Надо было следить за строительством Почтового стана, за отделкой дворца Безбородко, за сооружением дачи и устройством парка в Полюстрове. А тут еще дядюшка Петр Петрович, новоторжский предводитель дворянства, «воевода в Торжке», как назван он в родословной, вздумал в своем Арпачёве вместо деревянной церкви возводить каменный храм. Пришлось сочинять проект, в Арпачёво съездить и в Черенчицы, дане однажды. 4 мая 1783 года архиепископом Тверским и Кашинским была уже дана «благословенная грамота» на возведение храма. К тому же еще одна забота свалилась: двоюродного братца, Феденьку, семнадцатилетнего сынка этого самого дядюшки, пришлось по ведомству Коллегии иностранных дел пристраивать.

А тут еще Капнист, горячая голова, не выдержал все-таки, бросил службу и опять укатил в свою Обуховку. Его обозлил указ государыни от 3 мая, в силу которого на Украине закрепощались крестьяне, приписывались к тем из помещиков, на чьих землях застал их новый закон. И Капнист начал писать «Оду на рабство».

Смело и дерзко написал он ее. Коли дойдет до правительства, не миновать наказания. Львов иногда Василия Капниста называл в письмах «Ваською Пугачевым».

1783 год отмечен тремя значительными событиями в биографии Львова.

Безбородко после кончины Панина назначается в чине генералмайора «вторым присутствующим» в Коллегии иностранных дел: правда, в должность первого присутствующего, то есть главноначальствующего, возведен выживший из ума граф И. А. Остерман. Но ведь это только формальность: старику оставлена одна лишь внешняя сторона, обряды да декорации.

Безбородко решил украсить свой дворец новым, небывалым по красоте портретом Екатерины. Он заказал его лучшему живописцу России - Левицкому.

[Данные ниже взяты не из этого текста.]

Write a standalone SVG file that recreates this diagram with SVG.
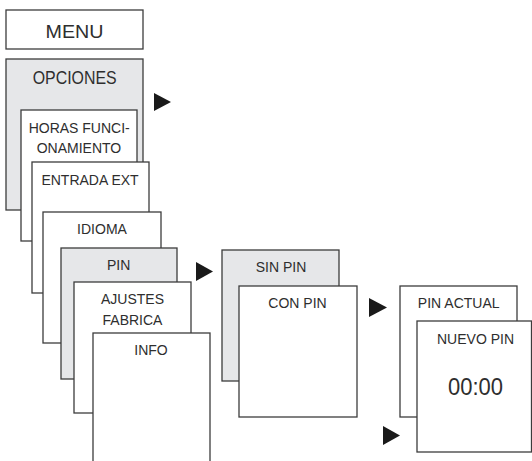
<svg xmlns="http://www.w3.org/2000/svg" width="532" height="461" viewBox="0 0 532 461">
<style>
.b{fill:#ffffff;stroke:#3c3c3c;stroke-width:1.3}
.g{fill:#e6e7e9;stroke:#3c3c3c;stroke-width:1.3}
.t{font-family:"Liberation Sans",Arial,sans-serif;font-size:14px;fill:#2e2e2e;text-anchor:middle}
.l{font-size:19px}
.a{fill:#1a1a1a;stroke:none}
</style>
<rect width="532" height="461" fill="#ffffff"/>
<g id="menu"><rect class="b" x="6" y="10" width="137" height="39"/><text class="t l" x="74.5" y="38.3" textLength="58" lengthAdjust="spacingAndGlyphs">MENU</text></g>
<g id="opciones"><rect class="g" x="6" y="59" width="137" height="151"/><text class="t l" x="74.7" y="84" textLength="84" lengthAdjust="spacingAndGlyphs">OPCIONES</text></g>
<g id="horas"><rect class="b" x="21" y="110" width="116" height="131"/><text class="t" x="79.2" y="133.3">HORAS FUNCI-</text><text class="t" x="79" y="153.3">ONAMIENTO</text></g>
<g id="entrada"><rect class="b" x="32" y="162" width="117" height="131"/><text class="t" x="90" y="185">ENTRADA EXT</text></g>
<g id="idioma"><rect class="b" x="43" y="212" width="118" height="131"/><text class="t" x="102" y="234.3">IDIOMA</text></g>
<g id="pin"><rect class="g" x="61" y="248" width="116" height="131"/><text class="t" x="118.7" y="270">PIN</text></g>
<g id="ajustes"><rect class="b" x="74" y="282" width="117" height="131"/><text class="t" x="132.5" y="304.3">AJUSTES</text><text class="t" x="132.5" y="325">FABRICA</text></g>
<g id="info"><rect class="b" x="93" y="333" width="117" height="145"/><text class="t" x="151" y="355">INFO</text></g>
<g id="sinpin"><rect class="g" x="222" y="250" width="117" height="131"/><text class="t" x="281" y="272.3">SIN PIN</text></g>
<g id="conpin"><rect class="b" x="239" y="286" width="118" height="131"/><text class="t" x="297.5" y="308.3">CON PIN</text></g>
<g id="pinactual"><rect class="b" x="400" y="286" width="117" height="131"/><text class="t" x="458.7" y="308.3">PIN ACTUAL</text></g>
<g id="nuevopin"><rect class="b" x="417" y="321" width="114.5" height="131"/><text class="t" x="475.5" y="344">NUEVO PIN</text><text class="t" x="475.5" y="394.5" style="font-size:23px" textLength="55" lengthAdjust="spacingAndGlyphs">00:00</text></g>
<g id="connectors">
<polygon class="a" points="154,93 171,102 154,111"/>
<polygon class="a" points="196,262 213,271.5 196,281"/>
<polygon class="a" points="369,298 387,307.5 369,317"/>
<polygon class="a" points="383,426 400,435.5 383,445"/>
</g>
</svg>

Левицкий оказался в положении наитруднейшем. Необходимо было избежать общепринятого стандарта, отойти от высочайше апробированных образцов. Позировать «их величества» не снисходили; лицо приходилось переписывать с давнего, раз навсегда установленного эталона, фигуру - с натурщиц, одежда и аксессуары подбирались и компоновались как опять-таки предусмотренный свыше «натюрморт». Уклоняться от трафарета было строго возбранено. И еще одно затруднение: шесть лет назад императрица выказала неудовольствие проживавшим в Петербурге Александром Росленом, который на портрете состарил ее и придал ей облик, как она говорила, «чухонской кухарки».

А Левицкий мечтал отразить в своем полотне высокие идеи гражданственности, патриотизма, продиктованные принципами просветительства. Львов сочинил для него тематическую «программу» портрета.